GIVEN INFORMATION.
>> Start

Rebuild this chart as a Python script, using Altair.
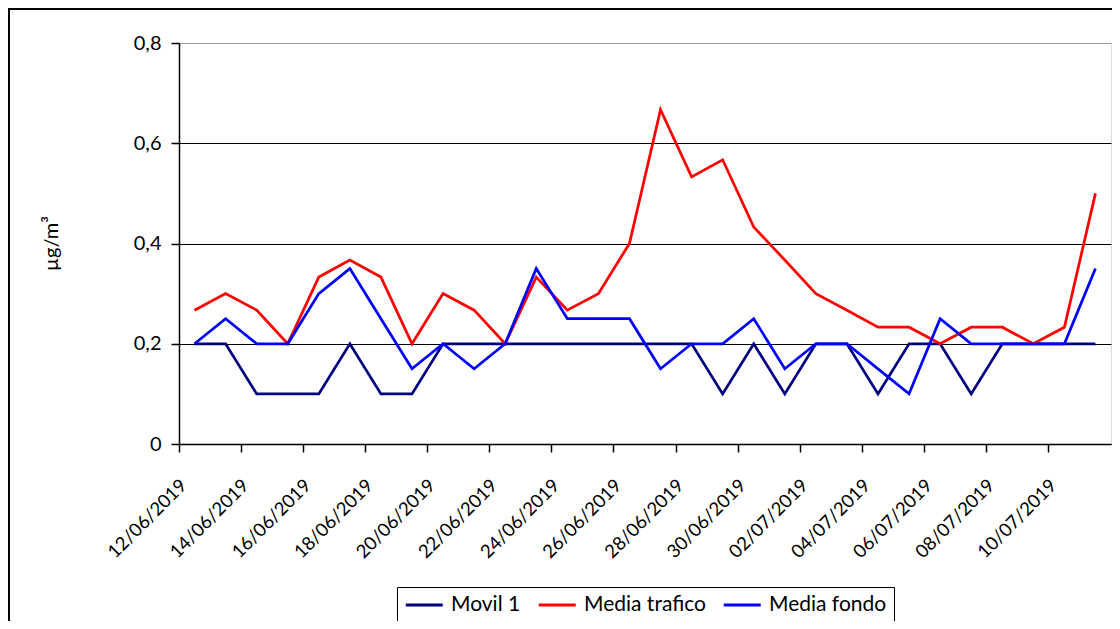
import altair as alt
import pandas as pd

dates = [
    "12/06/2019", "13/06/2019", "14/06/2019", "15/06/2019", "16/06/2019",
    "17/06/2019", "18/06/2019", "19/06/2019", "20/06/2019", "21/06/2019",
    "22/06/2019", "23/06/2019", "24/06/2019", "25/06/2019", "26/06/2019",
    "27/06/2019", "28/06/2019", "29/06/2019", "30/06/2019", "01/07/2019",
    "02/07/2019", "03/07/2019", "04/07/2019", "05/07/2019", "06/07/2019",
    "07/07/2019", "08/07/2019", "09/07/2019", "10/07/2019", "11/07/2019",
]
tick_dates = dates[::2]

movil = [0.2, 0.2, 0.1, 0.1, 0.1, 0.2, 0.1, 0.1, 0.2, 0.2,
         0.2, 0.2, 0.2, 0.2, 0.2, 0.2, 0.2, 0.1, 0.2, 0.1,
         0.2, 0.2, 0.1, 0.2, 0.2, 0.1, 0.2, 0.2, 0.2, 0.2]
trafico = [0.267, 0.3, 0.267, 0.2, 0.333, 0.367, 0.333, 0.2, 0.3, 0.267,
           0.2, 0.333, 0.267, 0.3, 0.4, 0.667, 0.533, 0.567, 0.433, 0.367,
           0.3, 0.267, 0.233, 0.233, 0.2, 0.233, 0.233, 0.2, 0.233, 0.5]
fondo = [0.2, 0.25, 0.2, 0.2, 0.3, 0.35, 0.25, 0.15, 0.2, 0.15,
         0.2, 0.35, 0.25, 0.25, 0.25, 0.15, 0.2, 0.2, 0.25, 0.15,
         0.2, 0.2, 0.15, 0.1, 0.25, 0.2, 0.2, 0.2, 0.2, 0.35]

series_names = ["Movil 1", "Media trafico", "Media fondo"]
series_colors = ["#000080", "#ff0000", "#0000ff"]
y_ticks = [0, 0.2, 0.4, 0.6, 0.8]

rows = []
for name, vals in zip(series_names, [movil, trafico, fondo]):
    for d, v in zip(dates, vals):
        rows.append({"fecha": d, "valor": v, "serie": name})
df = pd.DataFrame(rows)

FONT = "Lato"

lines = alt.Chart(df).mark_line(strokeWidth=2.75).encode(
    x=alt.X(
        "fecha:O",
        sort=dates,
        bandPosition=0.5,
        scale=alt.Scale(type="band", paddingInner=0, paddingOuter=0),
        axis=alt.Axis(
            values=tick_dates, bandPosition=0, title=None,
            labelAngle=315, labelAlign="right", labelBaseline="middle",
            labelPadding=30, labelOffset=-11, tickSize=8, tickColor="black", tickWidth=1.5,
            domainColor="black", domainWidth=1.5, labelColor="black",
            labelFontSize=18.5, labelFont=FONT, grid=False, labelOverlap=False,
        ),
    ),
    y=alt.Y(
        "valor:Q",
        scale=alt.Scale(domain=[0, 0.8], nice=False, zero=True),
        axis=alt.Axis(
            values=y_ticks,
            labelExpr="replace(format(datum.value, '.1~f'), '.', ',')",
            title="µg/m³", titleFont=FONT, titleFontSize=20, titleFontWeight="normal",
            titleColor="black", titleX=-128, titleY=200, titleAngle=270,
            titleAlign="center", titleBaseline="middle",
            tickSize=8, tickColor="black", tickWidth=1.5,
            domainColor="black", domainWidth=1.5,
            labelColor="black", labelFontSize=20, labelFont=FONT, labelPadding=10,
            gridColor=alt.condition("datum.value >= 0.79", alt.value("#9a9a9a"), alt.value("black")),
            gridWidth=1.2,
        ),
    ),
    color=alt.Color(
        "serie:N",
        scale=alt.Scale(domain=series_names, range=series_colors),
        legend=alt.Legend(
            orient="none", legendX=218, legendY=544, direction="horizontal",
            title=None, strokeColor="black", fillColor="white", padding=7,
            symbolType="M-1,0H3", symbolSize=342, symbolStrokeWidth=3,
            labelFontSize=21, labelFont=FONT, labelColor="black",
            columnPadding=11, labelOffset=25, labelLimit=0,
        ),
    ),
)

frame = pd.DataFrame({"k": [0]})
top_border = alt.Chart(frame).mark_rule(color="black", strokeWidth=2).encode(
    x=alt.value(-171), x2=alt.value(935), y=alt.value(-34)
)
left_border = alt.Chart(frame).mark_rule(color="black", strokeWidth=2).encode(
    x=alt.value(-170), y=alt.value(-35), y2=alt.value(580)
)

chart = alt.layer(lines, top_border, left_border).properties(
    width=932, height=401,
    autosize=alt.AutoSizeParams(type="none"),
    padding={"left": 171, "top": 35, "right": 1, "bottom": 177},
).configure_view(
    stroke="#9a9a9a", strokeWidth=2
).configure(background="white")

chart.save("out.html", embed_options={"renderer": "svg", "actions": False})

>> End

THE REQUEST. Starting with the first line of the data above and ending with the line containing "import pandas as pd", please restate every line exactly, leaving images out.

FINAL RESULT.
Rebuild this chart as a Python script, using Altair.
import altair as alt
import pandas as pd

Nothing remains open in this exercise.